The winners in the new budget are the military, which will see a huge increase and the proposed border wall. Rather than talking to other nations and proposing peaceful solutions through diplomacy, we will be saber rattling. For Trump, the sword is mightier than the pen (or the keyboard, though not twitter).
This proposal is a strictly liberalist agenda—a minimal government that provides solely for common defense. For everything else, you are on your own. This budget puts forth an egoist view of the world—that what is good for the world is what each person pursues her or his selfish interests and everyone else be damned, a variation of Ayn Rand’s objectivism. This has been the base philosophy of much of the tea party and the right wing of the Republican party, and now it is our national policy. This budget vision is one where the individual (and corporations which are individuals under the Citizens United decision) are all that matters. The notion of working together to build a more fair, more just society is written off. Views of justice—that there is a certain fairness in helping those less-well off; that equity needs attention when social and economic injustice reigns; and that there are certain things we do together which we cannot do alone (clean air, clean water, general education, supporting the arts and public health)—are the victims of this scorched earth dystopia.
Besides violating the social contract and violating community ethics, the budget is simply bad for the bioethics business. Fogarty International grants have funded several bioethics centers and permitted (forced) sharing (colonizing) our work with other parts of the world. That is gone. NIH funding in ELSI grants led to the development of genethics, and funding for neuroscience and the BRAIN initiative led to neuroethics. That support is gone as well. Although funding for bioethics has never been enormous, what little there was disappears and in the medical and health science institutions where most bioethics works takes place, no funding means no positions. The number of current and near future bioethics jobs just took a nosedive.
The upside is that this budget is highly unlikely to pass as presented. In the federal budget process, the President proposes a budget, but it is up to Congress, specifically the House, to craft the real-world budget and to allocate funding. Already, Republican and Democratic leaders are balking at some aspects of the budget, like cutting nearly a third of the State Department. Other parts, however, fulfill long-held conservative ideals that the best government is one that can be drowned in a bathtub—meaning small, second to states, and not infringing in any way on individual liberty even when it helps everyone.

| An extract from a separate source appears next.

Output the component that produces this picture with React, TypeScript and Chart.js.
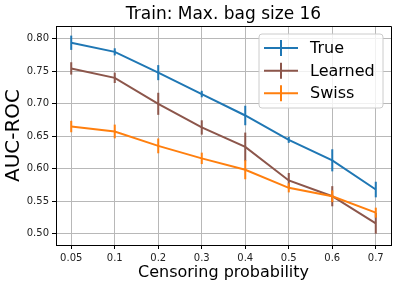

These are dark days for progressives, scholars, and bioethicists. Our work now is to continue our work—that even without funding we continue to question, to analyze, and to educate. We must advocate with elected officials to fight for those things in which we believe. We must advocate for the importance of science, medical research, the moral imagination and a nation that provides opportunity for all, protection for the 98%, and a vision of hope for the world.